The law has come under fire from human rights activists as Russia prepares to host the Winter Olympics next month.

During a visit to Moscow in December, John performed a concert at which he condemned the law, and said he was keen to gain a first-hand understanding of its effect on the LGBT community.

"What I heard reinforced all the media stories that have been circling since the propaganda bill became federal law: that vicious homophobia has been legitimized by this legislation and given extremists the cover to abuse people's basic human rights," John said.

"Everyone shared stories of verbal and physical abuse - at work, in bars and restaurants or in the street - since the legislation came into force last June," he said. He added that he would welcome the chance to introduce Putin to gay Russians.

Russia's law bans the dissemination of "gay propaganda" among minors, and has become a focal point of criticism by the West and human rights activists who say the law is discriminatory and represents a crackdown on rights and freedoms under Putin.

"THE REAL SITUATION"

Russian Prime Minister Dmitry Medvedev defended the law in an interview with CNN and said the Western criticism "has nothing in common with the real situation in our country and with the rights of representatives of sexual minorities."

According to a transcript published on his government's website, Medvedev said Russian gays are not complaining about the law or its effects on the way they are treated.

"Speaking honestly, I have not seen a single appeal, even on the Internet, from representatives of sexual minorities in which they say that their rights are being infringed upon," he said.
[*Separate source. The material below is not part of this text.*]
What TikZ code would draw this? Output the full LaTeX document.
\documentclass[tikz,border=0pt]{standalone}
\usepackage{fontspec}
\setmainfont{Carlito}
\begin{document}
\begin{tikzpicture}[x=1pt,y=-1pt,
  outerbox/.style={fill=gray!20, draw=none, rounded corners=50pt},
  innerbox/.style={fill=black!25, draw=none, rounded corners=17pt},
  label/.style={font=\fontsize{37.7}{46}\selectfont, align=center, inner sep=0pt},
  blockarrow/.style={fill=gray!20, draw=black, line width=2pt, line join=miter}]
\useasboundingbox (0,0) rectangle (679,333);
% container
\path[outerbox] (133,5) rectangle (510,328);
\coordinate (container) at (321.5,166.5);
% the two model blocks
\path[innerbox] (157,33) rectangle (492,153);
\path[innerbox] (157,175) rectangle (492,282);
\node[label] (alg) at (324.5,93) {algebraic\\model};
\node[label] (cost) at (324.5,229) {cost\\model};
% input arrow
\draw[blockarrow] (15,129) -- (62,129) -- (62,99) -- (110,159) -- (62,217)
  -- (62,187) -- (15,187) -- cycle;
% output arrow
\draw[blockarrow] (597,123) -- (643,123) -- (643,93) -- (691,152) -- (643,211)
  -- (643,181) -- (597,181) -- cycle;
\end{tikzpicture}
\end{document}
Putin has addressed the controversy around the law with journalists several times in the past weeks ahead of next month's Winter Olympic Games in the Black Sea resort of Sochi, a showcase that Russia hopes will burnish its image abroad.

He invoked John as proof that Russians do not discriminate against gays.
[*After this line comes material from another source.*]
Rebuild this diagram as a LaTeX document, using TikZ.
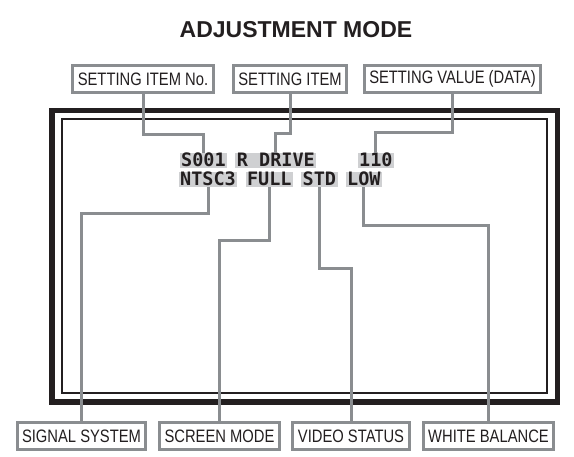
\documentclass[tikz,border=0pt]{standalone}
\usepackage{fontspec}
\newfontfamily\labelfont[FakeStretch=0.82]{Liberation Sans}
\newfontfamily\titlefont{Liberation Sans}
\newfontfamily\screenfont{DejaVu Sans Mono}
\definecolor{linegray}{HTML}{8A8D90}
\definecolor{inkblack}{HTML}{231F20}
\definecolor{tokengray}{HTML}{CFD0D2}
\begin{document}
\begin{tikzpicture}[x=1pt, y=-1pt,
	lbl/.style={draw=linegray, line width=3pt, fill=white, inner xsep=5pt, minimum height=27pt, text=inkblack, font=\labelfont\fontsize{18}{18}\selectfont},
	tok/.style={fill=tokengray, inner xsep=1.5pt, inner ysep=1pt, text height=13pt, text depth=0pt, anchor=west, text=inkblack, font=\screenfont\bfseries\fontsize{18.5}{18.5}\selectfont},
	wire/.style={draw=linegray, line width=3pt}]
			\useasboundingbox (0,0) rectangle (574,457);
			\node[font=\titlefont\bfseries\fontsize{23}{23}\selectfont, text=inkblack] (title) at (296,30) {ADJUSTMENT MODE};
			\draw [inkblack, line width=5.5pt] (51.75,110.75) rectangle (557.25,402.25);
			\draw [inkblack, line width=1.5pt] (62,119) rectangle (547,393);
			\node[lbl] (itemno) at (143,79) {SETTING ITEM No.};
			\node[lbl] (item) at (290,79) {SETTING ITEM};
			\node[lbl] (setvalue) at (452.5,79) {SETTING VALUE (DATA)};
			\node[tok] (s001) at (179.5,160.5) {S001};
			\node[tok] (rdrive) at (235.2,160.5) {R DRIVE};
			\node[tok] (val) at (357.5,160.5) {110};
			\node[tok] (ntsc) at (178.5,179.5) {NTSC3};
			\node[tok] (full) at (245.3,179.5) {FULL};
			\node[tok] (std) at (301,179.5) {STD};
			\node[tok] (low) at (345.5,179.5) {LOW};
			\node[lbl] (sigsys) at (81.5,436) {SIGNAL SYSTEM};
			\node[lbl] (scrmode) at (219.5,436) {SCREEN MODE};
			\node[lbl] (vidstat) at (351,436) {VIDEO STATUS};
			\node[lbl] (whitebal) at (488.5,436) {WHITE BALANCE};
			\draw [wire] (itemno.south) -- ++(0,41) -| (s001.north);
			\draw [wire] (item.south) -- ++(0,40) -| (rdrive.north);
			\draw [wire] (setvalue.south) -- ++(0,39) -| (val.north);
			\draw [wire] (ntsc.south) -- ++(0,26) -| (sigsys.north);
			\draw [wire] (full.south) -- ++(0,53) -| (scrmode.north);
			\draw [wire] (std.south) -- ++(0,81) -| (vidstat.north);
			\draw [wire] (low.south) -- ++(0,38) -| (whitebal.north);
\end{tikzpicture}
\end{document}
"Millions of our people sincerely love him despite his orientation," Putin told foreign journalists on Sunday. Putin also said that he had gay acquaintances and told the BBC that he would "definitely" talk with gay celebrities like John and actor Ian McKellen.

The "Tiny Dancer" singer became a target of the law's supporters last September when a parents' group asked Putin to cancel John's December concerts in Moscow and Kazan. John first performed in the former Soviet Union in 1979.

John, one of the world's most prominent gay celebrities who has two children with his partner, said the law has also promoted misunderstanding and ignorance among the Russian people, and implies that gays are dangerous to children.

"In particular, it is very disappointing that the law explicitly links homosexuality with child sex abuse, which countless studies have shown to be conclusively wrong," said John who has campaigned for gay rights.